Vladimir Chernov, analyste chez Freedom Finance Global note de son côté que la Russie redirige tous les flux d’exportation de charbon principalement vers les pays asiatiques – l’Inde et la Chine – mais elle voit aussi augmenter les approvisionnements vers la Turquie et le Moyen-Orient. « Et les pays européens ont multiplié leurs importations de charbon d’Afrique du Sud et de Colombie et tentent d’augmenter les volumes d’Australie. Cependant, le charbon de Colombie et d’Australie est pire que le Kuzbass russe, car il a une teneur en soufre plus élevée, et donc il a un impact plus fort sur l’environnement » précise Chernov.
Des limitations infrastructurelles et logistiques aux exportations russes
En fait, la Russie pourrait exporter davantage de charbon vers l’Asie et en tirer encore plus d’argent. Mais il existe des limitations infrastructurelles et logistiques à ses exportations.
Premièrement, la capacité insuffisante actuellement du chemin de fer. La Russie a en effet besoin d’un deuxième BAM et du transsibérien, et les autorités travaillent déjà dans ce sens. La Russie commence à étendre ces voies de transport. Le charbon est également exporté à partir des ports russes en eau profonde. « Ici aussi, il y a un manque d’infrastructures adéquates pour augmenter l’approvisionnement, c’est-à-dire la capacité du chemin de fer, des terminaux et des points de transbordement », note l’expert déjà cité, Artem Deev. Des travaux pour y remédier sont également prévus dans les prochaines années. En outre, toujours selon cet expert, les clients actuels de charbon russe, qui l’achètent au rabais, réduiront probablement leurs commandes. « Mais pas de beaucoup : le charbon de Russie ira constamment en Asie. Cependant, les fluctuations des revenus et des bénéfices des entreprises seront déjà déterminées par les prix mondiaux des matières premières et l’ampleur de la remise sur les produits russes ».

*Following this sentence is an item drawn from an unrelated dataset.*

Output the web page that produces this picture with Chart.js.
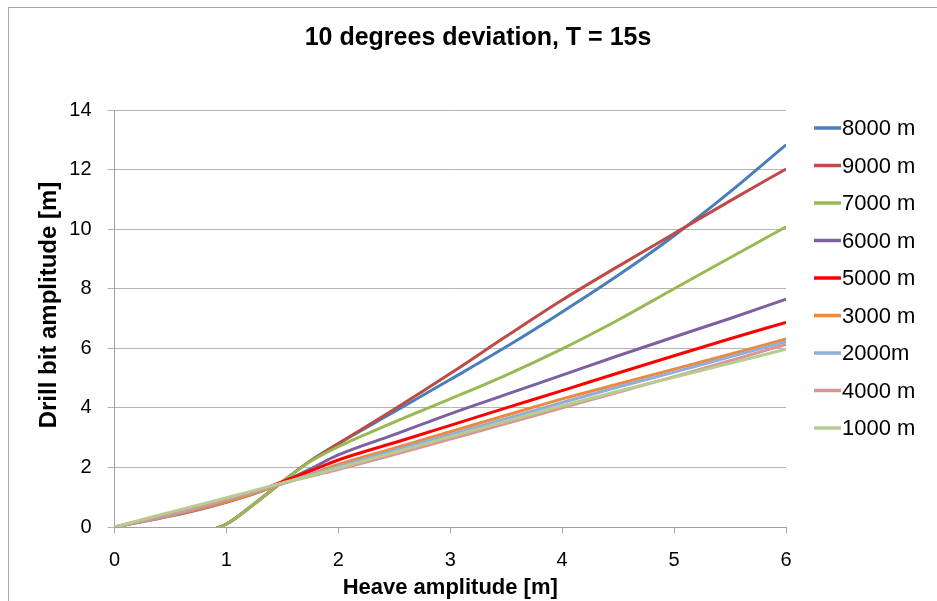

Pour autant, il ne faut pas exclure à l’avenir une situation plus compliquée pour l’exportation du charbon russe. « Les pays occidentaux continuent de discuter et d’introduire de nouvelles restrictions et interdictions contre la Fédération de Russie, y compris celles liées à la logistique, au fret et à l’assurance du fret, etc. Pour le moment, il y a des tolérances, et donc les exportations de charbon ont augmenté, mais la confrontation liée aux sanctions est très probable et ce n’est pas encore fini », prévient Chernov.